● **Goal**
In the listing that follows, count each line containing the string "Write" and report only the count.

>> BEGIN Input data

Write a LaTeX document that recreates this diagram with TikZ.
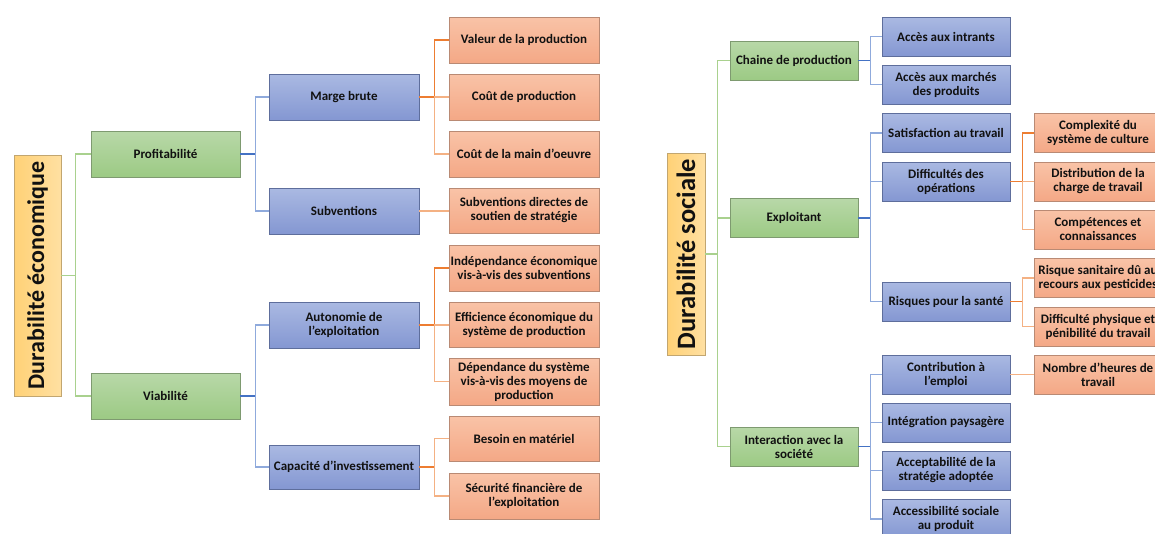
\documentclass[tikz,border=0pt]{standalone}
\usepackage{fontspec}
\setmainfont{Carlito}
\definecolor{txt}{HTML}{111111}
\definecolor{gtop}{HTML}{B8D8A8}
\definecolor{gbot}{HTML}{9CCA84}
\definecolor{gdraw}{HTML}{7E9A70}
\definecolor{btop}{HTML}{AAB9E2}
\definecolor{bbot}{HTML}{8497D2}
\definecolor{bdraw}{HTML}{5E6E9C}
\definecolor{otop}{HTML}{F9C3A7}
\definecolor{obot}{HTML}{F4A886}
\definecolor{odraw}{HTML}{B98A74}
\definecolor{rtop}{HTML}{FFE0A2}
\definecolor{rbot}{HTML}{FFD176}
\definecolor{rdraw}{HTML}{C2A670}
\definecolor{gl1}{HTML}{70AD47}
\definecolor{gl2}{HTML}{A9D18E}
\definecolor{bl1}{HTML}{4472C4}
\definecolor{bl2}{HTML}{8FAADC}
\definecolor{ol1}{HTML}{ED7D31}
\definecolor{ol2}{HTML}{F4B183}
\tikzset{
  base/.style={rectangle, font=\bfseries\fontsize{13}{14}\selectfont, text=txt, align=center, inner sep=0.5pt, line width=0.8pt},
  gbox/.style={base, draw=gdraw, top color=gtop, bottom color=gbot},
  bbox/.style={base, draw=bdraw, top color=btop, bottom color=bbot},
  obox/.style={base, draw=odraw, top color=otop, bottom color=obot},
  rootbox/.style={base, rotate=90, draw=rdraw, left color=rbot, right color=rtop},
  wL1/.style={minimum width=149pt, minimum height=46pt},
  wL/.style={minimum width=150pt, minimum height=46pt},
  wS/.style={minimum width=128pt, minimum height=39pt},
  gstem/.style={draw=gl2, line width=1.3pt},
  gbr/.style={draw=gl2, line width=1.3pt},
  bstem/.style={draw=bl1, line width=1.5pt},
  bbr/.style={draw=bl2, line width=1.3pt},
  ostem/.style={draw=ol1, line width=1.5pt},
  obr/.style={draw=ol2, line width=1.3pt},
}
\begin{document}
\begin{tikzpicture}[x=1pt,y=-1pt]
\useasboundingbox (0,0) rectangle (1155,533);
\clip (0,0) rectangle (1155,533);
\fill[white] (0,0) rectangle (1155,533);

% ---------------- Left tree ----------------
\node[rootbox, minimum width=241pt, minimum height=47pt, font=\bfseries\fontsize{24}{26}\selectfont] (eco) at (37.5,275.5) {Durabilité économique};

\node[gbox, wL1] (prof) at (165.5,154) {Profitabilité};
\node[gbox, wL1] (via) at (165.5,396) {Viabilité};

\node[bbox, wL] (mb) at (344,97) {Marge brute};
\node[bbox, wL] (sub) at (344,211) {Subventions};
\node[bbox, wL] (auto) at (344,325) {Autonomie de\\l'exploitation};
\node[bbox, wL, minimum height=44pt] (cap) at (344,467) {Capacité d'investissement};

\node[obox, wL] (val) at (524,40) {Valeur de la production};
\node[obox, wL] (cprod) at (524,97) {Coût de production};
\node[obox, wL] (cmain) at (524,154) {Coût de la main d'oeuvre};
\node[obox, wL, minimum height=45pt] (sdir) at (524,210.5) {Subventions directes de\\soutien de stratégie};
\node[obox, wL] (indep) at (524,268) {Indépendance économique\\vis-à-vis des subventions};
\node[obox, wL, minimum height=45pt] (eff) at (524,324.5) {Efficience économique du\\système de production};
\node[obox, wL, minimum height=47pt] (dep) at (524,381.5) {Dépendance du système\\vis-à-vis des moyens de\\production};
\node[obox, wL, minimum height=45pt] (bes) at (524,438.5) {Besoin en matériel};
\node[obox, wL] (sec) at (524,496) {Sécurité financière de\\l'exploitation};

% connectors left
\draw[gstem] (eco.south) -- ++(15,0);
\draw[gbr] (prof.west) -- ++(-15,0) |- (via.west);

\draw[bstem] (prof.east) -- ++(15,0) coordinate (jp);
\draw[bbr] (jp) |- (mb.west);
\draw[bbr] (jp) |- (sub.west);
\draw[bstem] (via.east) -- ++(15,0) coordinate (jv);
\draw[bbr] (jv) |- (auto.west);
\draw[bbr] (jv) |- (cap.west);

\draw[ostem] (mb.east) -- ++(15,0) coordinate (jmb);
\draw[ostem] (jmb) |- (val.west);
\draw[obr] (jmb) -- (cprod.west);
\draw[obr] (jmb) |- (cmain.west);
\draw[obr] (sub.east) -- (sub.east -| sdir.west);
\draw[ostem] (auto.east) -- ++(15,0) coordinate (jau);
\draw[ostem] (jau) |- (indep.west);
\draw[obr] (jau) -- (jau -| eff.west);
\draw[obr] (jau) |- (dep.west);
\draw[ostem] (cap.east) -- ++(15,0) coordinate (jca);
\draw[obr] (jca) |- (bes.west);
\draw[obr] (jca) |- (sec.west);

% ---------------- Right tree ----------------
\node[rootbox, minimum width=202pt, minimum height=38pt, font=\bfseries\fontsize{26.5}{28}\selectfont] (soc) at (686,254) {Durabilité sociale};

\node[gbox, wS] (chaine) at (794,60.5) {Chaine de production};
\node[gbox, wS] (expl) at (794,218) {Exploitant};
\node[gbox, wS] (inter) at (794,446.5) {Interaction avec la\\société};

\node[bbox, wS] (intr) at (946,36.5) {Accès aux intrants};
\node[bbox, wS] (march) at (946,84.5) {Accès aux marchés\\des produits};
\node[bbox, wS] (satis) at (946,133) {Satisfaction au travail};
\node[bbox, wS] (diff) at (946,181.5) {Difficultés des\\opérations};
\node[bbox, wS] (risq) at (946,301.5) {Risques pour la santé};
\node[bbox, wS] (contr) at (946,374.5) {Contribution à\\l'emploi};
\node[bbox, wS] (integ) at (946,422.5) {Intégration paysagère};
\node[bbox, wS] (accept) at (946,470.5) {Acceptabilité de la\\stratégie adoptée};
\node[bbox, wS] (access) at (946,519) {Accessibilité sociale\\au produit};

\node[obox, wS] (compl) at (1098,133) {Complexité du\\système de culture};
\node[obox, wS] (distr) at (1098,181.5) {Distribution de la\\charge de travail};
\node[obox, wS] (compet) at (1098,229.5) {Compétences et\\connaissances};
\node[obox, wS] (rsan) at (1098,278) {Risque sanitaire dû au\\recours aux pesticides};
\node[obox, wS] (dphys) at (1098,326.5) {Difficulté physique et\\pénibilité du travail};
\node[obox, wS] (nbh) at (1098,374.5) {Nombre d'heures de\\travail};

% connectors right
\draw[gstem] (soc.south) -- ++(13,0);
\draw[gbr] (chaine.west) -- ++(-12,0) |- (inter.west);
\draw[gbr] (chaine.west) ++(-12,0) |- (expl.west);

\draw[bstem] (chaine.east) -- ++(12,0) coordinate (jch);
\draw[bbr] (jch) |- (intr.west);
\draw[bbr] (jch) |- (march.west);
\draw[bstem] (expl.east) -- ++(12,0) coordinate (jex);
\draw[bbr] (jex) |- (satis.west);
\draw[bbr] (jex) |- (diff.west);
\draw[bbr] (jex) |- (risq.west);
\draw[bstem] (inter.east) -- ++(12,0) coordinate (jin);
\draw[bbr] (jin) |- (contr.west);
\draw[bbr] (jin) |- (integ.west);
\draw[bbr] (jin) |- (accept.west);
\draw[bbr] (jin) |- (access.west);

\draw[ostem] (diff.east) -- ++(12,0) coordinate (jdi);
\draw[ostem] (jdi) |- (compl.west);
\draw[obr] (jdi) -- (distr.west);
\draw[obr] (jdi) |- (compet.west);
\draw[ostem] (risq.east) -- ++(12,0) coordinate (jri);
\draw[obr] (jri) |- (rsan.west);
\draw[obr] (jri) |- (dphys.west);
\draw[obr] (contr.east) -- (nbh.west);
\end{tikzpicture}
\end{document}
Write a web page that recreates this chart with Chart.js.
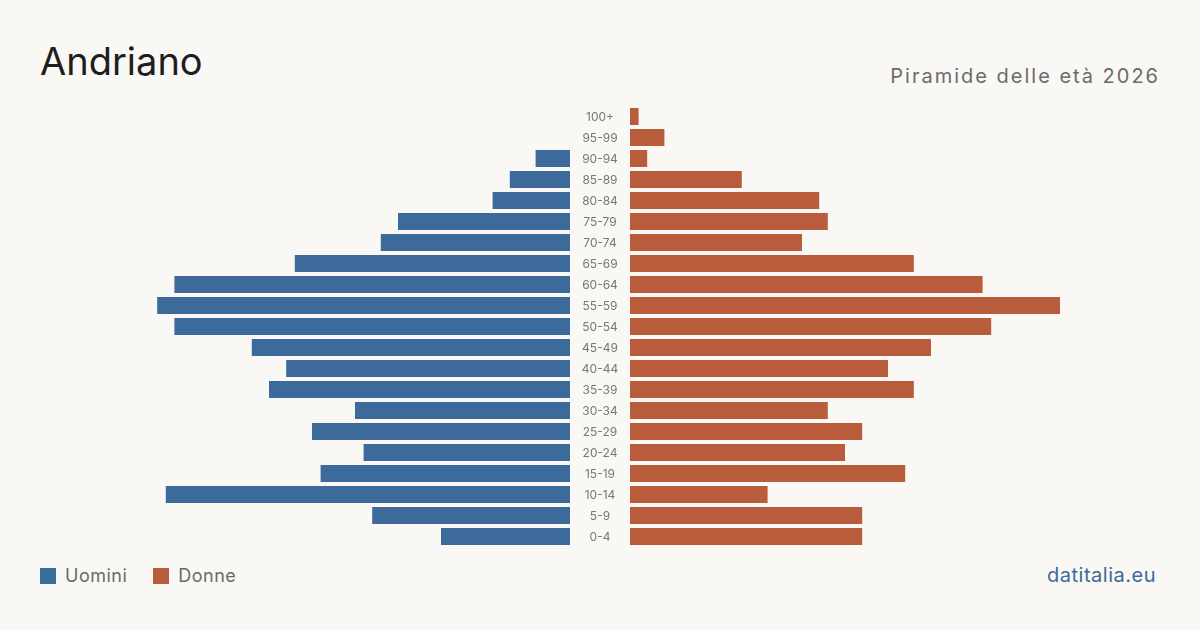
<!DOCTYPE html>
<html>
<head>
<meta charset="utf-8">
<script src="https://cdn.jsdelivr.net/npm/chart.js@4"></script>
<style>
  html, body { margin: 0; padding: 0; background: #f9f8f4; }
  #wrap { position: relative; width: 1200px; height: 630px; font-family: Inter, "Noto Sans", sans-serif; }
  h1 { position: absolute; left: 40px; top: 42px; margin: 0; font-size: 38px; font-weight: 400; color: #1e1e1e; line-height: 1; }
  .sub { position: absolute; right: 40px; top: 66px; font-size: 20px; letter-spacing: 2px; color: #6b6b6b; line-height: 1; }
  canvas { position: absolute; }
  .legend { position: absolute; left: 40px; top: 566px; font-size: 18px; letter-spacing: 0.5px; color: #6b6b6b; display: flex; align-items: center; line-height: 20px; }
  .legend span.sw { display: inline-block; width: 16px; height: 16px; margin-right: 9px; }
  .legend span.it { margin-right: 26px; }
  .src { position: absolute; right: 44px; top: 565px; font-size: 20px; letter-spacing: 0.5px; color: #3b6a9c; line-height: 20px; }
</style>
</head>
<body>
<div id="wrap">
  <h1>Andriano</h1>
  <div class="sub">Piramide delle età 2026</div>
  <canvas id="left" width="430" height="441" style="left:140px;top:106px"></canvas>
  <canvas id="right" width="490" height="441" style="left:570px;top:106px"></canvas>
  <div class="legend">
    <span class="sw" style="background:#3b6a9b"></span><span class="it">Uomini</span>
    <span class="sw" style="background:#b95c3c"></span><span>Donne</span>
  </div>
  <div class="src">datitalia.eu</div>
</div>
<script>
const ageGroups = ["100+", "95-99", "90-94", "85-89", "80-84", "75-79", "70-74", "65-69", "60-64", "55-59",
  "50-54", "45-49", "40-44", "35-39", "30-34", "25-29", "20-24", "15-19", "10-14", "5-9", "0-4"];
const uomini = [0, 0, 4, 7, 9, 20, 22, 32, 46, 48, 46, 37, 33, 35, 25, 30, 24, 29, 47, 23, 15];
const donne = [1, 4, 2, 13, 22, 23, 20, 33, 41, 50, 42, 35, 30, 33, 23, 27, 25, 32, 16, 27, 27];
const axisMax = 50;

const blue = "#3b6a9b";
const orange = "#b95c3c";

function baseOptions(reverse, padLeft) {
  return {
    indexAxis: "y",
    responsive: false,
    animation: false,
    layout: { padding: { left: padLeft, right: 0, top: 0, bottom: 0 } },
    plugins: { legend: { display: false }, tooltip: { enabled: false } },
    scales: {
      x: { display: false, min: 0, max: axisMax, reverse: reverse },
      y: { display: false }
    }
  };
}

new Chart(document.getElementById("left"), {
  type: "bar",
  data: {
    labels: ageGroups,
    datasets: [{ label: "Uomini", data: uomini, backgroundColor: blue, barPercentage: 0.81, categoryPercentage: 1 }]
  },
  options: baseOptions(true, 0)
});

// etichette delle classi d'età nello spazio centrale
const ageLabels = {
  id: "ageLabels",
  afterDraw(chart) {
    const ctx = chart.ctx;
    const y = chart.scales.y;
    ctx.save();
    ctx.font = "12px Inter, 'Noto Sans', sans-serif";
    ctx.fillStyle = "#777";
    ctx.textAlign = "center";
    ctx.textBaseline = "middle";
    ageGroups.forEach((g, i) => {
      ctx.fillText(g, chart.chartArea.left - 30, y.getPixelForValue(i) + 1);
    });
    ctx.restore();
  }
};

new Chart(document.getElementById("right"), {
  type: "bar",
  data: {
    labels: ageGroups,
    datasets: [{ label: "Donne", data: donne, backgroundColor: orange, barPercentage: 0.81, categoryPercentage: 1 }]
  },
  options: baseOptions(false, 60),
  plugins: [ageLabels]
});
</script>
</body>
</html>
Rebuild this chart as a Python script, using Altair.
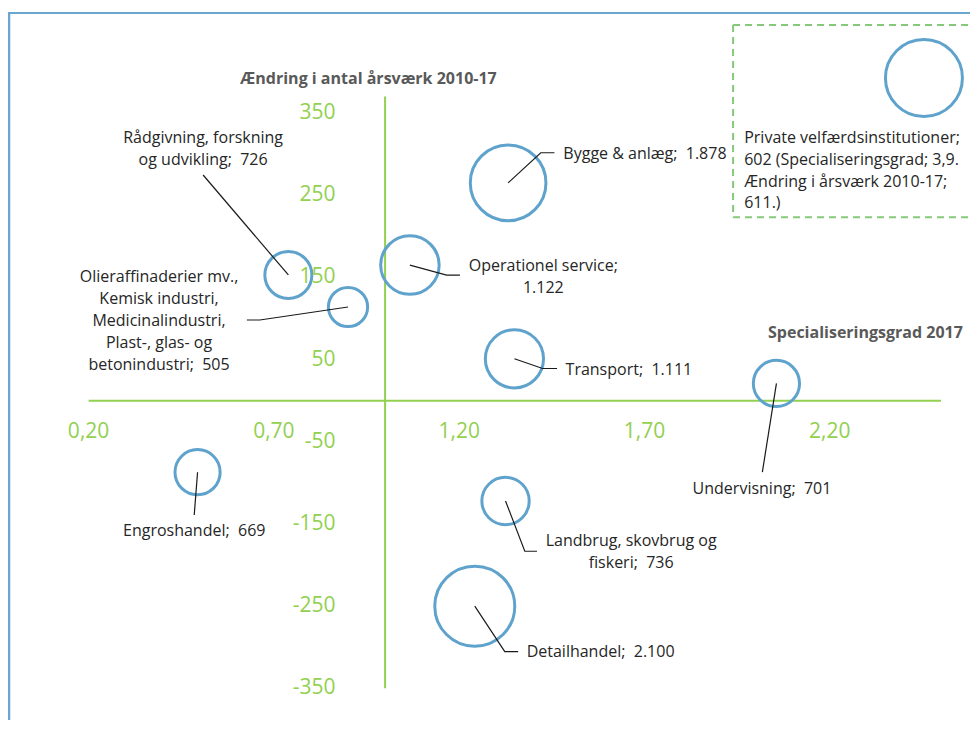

>> END Input data

● **Output**
2